Mitch fileted the fish on the dock, and threw the skin and carcass to the seals, gulls and crabs. Mitch still had plenty of fish from last season, and he was getting ready to head back to Alaska for another season, so he divided the fish three ways between me, Jim, and Jay per our standing agreement. I brought home about 12 pounds of halibut filet, which at $21 per pound is @ $250 worth of succulent supper! I also brought home the head per Darling-Darling’s request, but we ended up trashing that. She went to work cutting it up for soup before I could catch her, and there were tiny lead shot all over the place where she’d cleavered right through the entry wound. Everyone told us that it’d be OK – people eat game birds with shot in them all the time – just spit out the shot. And we probably would have been OK, but the thought of boiling all that fish for soup, with the lead leaching out, didn’t sound like a very good idea so we ended up with the head in the garbage. Sorry, Darling!

Mitch, Jim, Jay, and another guy over from Idaho went out 3 more times after that and never got a bite. 4 trips by Capt. Mitch, and only one bite? Unheard of! And the reports of tribal long-lines laid across the banks is surely a mere coincidence, with absolutely no cause-effect relationship.
I’m very pleased to report that the Okuma Cold Water 453D performed flawlessly. The drag can be set as tight as is prudent to do so, and still be smooth as silk, with absolutely no jerkiness. The handle has two positions, a center position for greater speed and an outer position that mounts it with a greater turning radius for increased mechanical advantage. With the handle in the power position, the gear ratio managed the big fish very nicely and was not overly taxing when just bringing the weight up from the depths. I didn’t have the opportunity to judge the retrieve speed with a fish running right at me, like you’ll often experience with salmon and tuna, but I’m just as glad for all that. The line counter under-reports the depth from a full spool, but that’s OK – it’s easy to judge after a couple of drifts while watching the fish finder. Brother Mitch was impressed enough I think he’s going to pick some up for the boat.

Anyway, a good day for all, and a very good day for Little Dickey Carroll.
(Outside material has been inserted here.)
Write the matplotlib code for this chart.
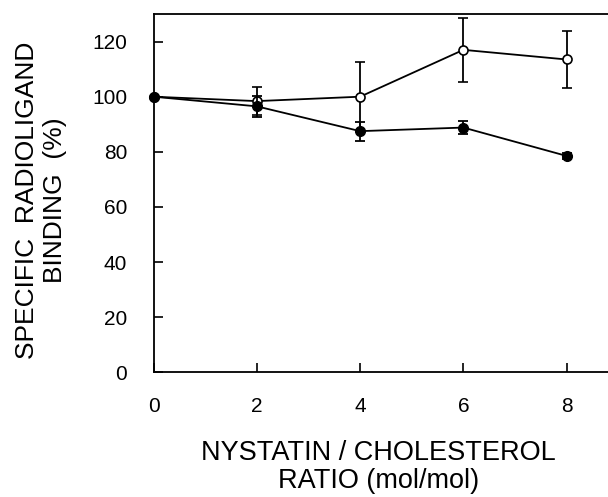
import numpy as np
import matplotlib
matplotlib.use("Agg")
import matplotlib.pyplot as plt

plt.rcParams['font.family'] = ['Liberation Sans', 'DejaVu Sans']

# ratio nystatin / cholesterol
ratio = [0, 2, 4, 6, 8]

# open circles
open_mean = [100, 98.4, 100, 117, 113.5]
open_err = [0, 5, 12.5, 11.7, 10.5]

# filled circles
filled_mean = [100, 96.5, 87.5, 88.8, 78.5]
filled_err = [0, 3.7, 3.4, 2.3, 1.0]

fig = plt.figure(figsize=(6.08, 4.97), dpi=100)
ax = fig.add_axes([0.2525, 0.2509, 0.7475, 0.7209])

lw = 1.3
ax.errorbar(ratio, open_mean, yerr=open_err, fmt='-o', color='black',
            mfc='white', mec='black', mew=1.2, ms=6.5, lw=lw,
            elinewidth=lw, capsize=3.8, capthick=lw, clip_on=False, zorder=3)
ax.errorbar(ratio, filled_mean, yerr=filled_err, fmt='-o', color='black',
            mfc='black', mec='black', ms=7, lw=lw,
            elinewidth=lw, capsize=3.8, capthick=lw, clip_on=False, zorder=4)

ax.set_xlim(0, 8.8)
ax.set_ylim(0, 130)
ax.set_xticks([0, 2, 4, 6, 8])
ax.set_yticks([0, 20, 40, 60, 80, 100, 120])

ax.spines['right'].set_visible(False)
for s in ['left', 'bottom', 'top']:
    ax.spines[s].set_linewidth(1.3)

ax.tick_params(axis='both', direction='in', length=6.5, width=1.2,
               labelsize=15)
ax.tick_params(axis='x', pad=18)
ax.tick_params(axis='y', pad=19)

fig.text(0.622, 0.0604, 'NYSTATIN / CHOLESTEROL\nRATIO (mol/mol)',
         ha='center', va='center', fontsize=19.5, linespacing=1.1)
fig.text(0.0674, 0.5976, 'SPECIFIC  RADIOLIGAND\nBINDING  (%)',
         ha='center', va='center', rotation=90, fontsize=19,
         linespacing=1.2)

fig.savefig('out.png', dpi=100)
Can’t wait ’til next time – thanks, Mitch, Jim, and Jay!
As always, may you never stop learning and may your journeys always lead to new and exciting destinations!
LDC
Thanks, Ondine! I’ll look at an external repository for photos that won’t take up a ton of space for my hosting provider. We’ll see if we can’t get some larger images out there for you.
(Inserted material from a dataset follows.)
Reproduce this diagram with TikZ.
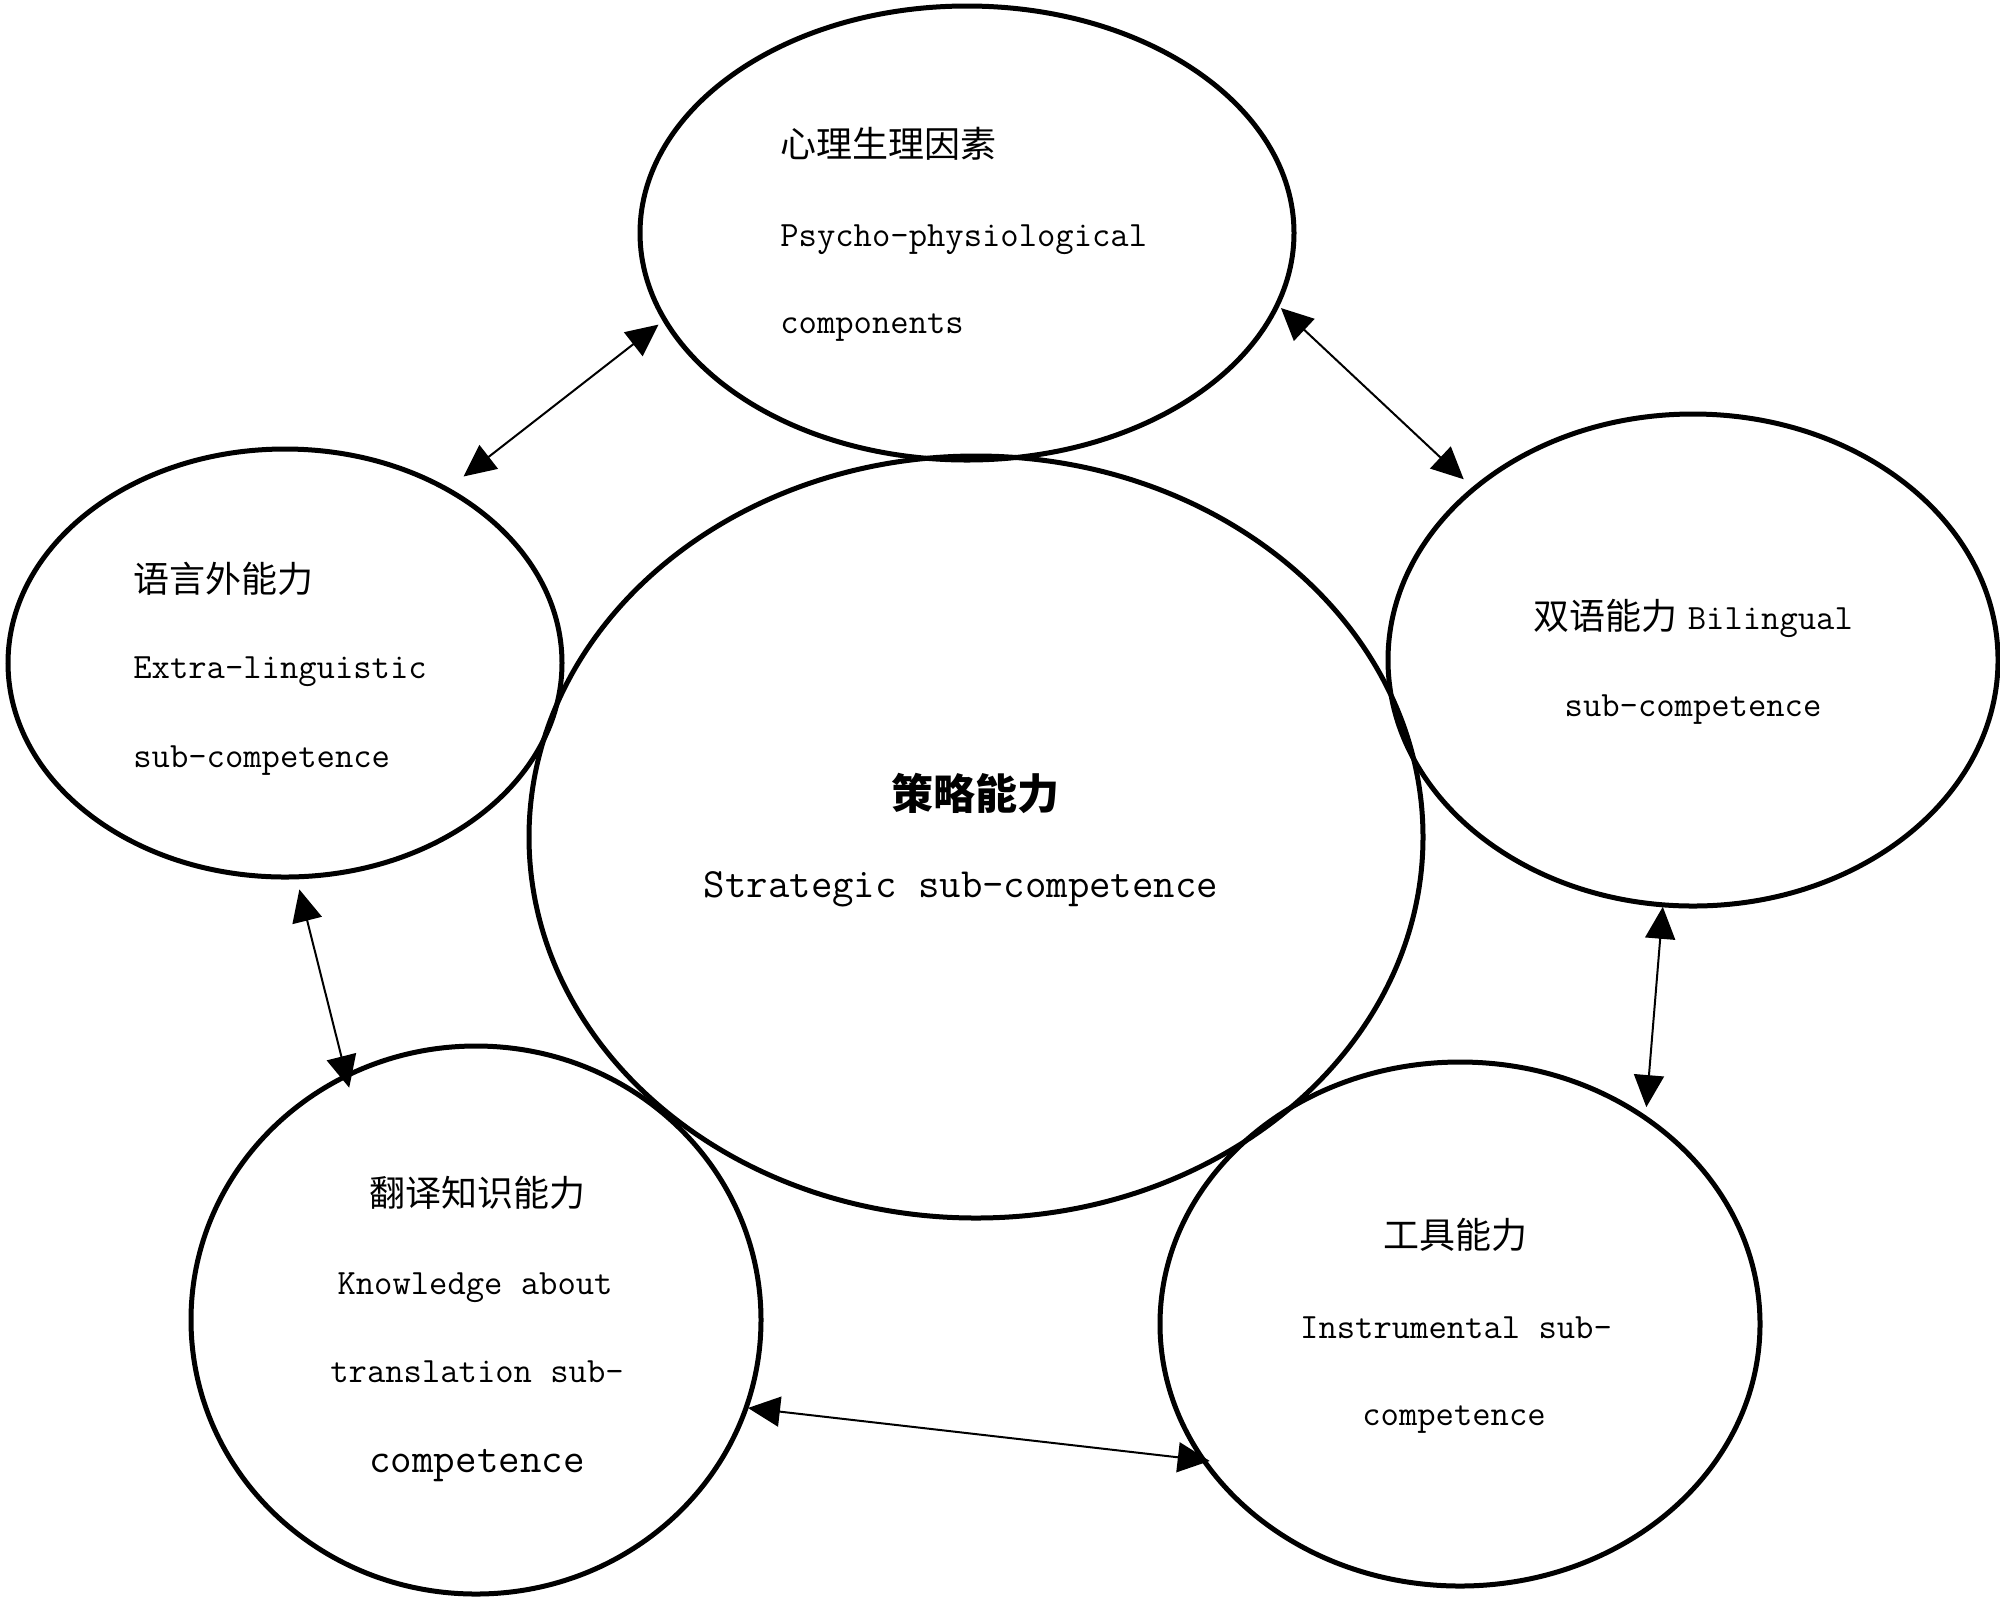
\documentclass[tikz,border=0pt]{standalone}
\usepackage{fontspec}
\newfontfamily\cjk{Noto Sans CJK SC}
\usetikzlibrary{shapes.geometric,arrows.meta}
\tikzset{
  ell/.style={draw, line width=2.5pt, ellipse, inner sep=0pt, outer sep=0pt},
  cjktxt/.style={inner sep=0pt, font=\cjk\fontsize{18}{20}\selectfont},
  lattxt/.style={inner sep=0pt, font=\ttfamily\fontsize{17.8}{20}\selectfont},
  link/.style={{Triangle[length=16pt,width=15pt]}-{Triangle[length=16pt,width=15pt]}, line width=1pt},
}
\begin{document}
\begin{tikzpicture}[x=0.5pt,y=-0.5pt]
\fill[white] (0,0) rectangle (2000,1602);
\useasboundingbox (0,0) rectangle (2000,1602);

% ellipses
\node[ell, minimum width=327pt, minimum height=227pt] (T) at (967,233) {};
\node[ell, minimum width=277pt, minimum height=214pt] (L) at (285,663) {};
\node[ell, minimum width=447pt, minimum height=381pt] (C) at (976,837) {};
\node[ell, minimum width=305pt, minimum height=246pt] (R) at (1693,660) {};
\node[ell, minimum width=285pt, minimum height=274pt] (BL) at (476,1320) {};
\node[ell, minimum width=300pt, minimum height=262pt] (BR) at (1460,1324) {};

% texts: top
\node[cjktxt, anchor=base west] (t1) at (780,157) {心理生理因素};
\node[lattxt, anchor=base west] (t2) at (780,246) {Psycho-physiological};
\node[lattxt, anchor=base west] (t3) at (780,333) {components};
% left
\node[cjktxt, anchor=base west] (l1) at (133,592) {语言外能力};
\node[lattxt, anchor=base west] (l2) at (133,678) {Extra-linguistic};
\node[lattxt, anchor=base west] (l3) at (133,767) {sub-competence};
% right
\node[lattxt, anchor=base] (r1) at (1693,629) {{\cjk\fontsize{18}{20}\selectfont 双语能力}\hspace{0.3em}Bilingual};
\node[lattxt, anchor=base] (r2) at (1693,716) {sub-competence};
% bottom left
\node[cjktxt, anchor=base] (bl1) at (477,1206) {翻译知识能力};
\node[lattxt, anchor=base] (bl2) at (475,1294) {Knowledge about};
\node[lattxt, anchor=base] (bl3) at (477,1382) {translation sub-};
\node[lattxt, anchor=base, font=\ttfamily\fontsize{20.9}{22}\selectfont] (bl4) at (477,1472) {competence};
% bottom right
\node[cjktxt, anchor=base] (br1) at (1455,1248) {工具能力};
\node[lattxt, anchor=base] (br2) at (1456,1338) {Instrumental sub-};
\node[lattxt, anchor=base] (br3) at (1454,1425) {competence};
% center
\node[inner sep=0pt, anchor=base, font=\cjk\bfseries\fontsize{21}{24}\selectfont] (c1) at (975,809) {策略能力};
\node[inner sep=0pt, anchor=base, font=\ttfamily\fontsize{20.8}{24}\selectfont] (c2) at (961,897) {Strategic sub-competence};

% connectors
\draw[link, shorten <=4pt, shorten >=10.5pt] (T.196.9) -- (L.47.4);
\draw[link, shorten <=2.5pt, shorten >=7pt] (T.347.3) -- (R.142.2);
\draw[link, shorten <=1pt, shorten >=5.5pt] (R.263.8) -- (BR.48.7);
\draw[link, shorten <=1pt, shorten >=-3pt] (BL.342.9) -- (BR.208.4);
\draw[link, shorten <=6.5pt, shorten >=-6pt] (L.273.5) -- (BL.118.0);
\end{tikzpicture}
\end{document}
And double thanks for teaching me about beurre blanc. I hadn’t heard of that, so looked it up and allrecipes.com had this one. http://allrecipes.com/recipe/145730/basic-beurre-blanc/ – and some other really good suggestions from others as well. A whole new world! Definitely going to have to give that one a shot.
Beautiful fish, one of my favorites since childhood. There’s nothing better than halibut fillet with beurre blanc and potatoes. Give us bigger pictures!
I loved your story, Little Dickey!! You don’t know me, but I went to high school with Jim Hay! I personally think you ought to become a writer………that was a very interesting & intriguing story!
Thanks, Dennis – I definitely appreciate the feedback!!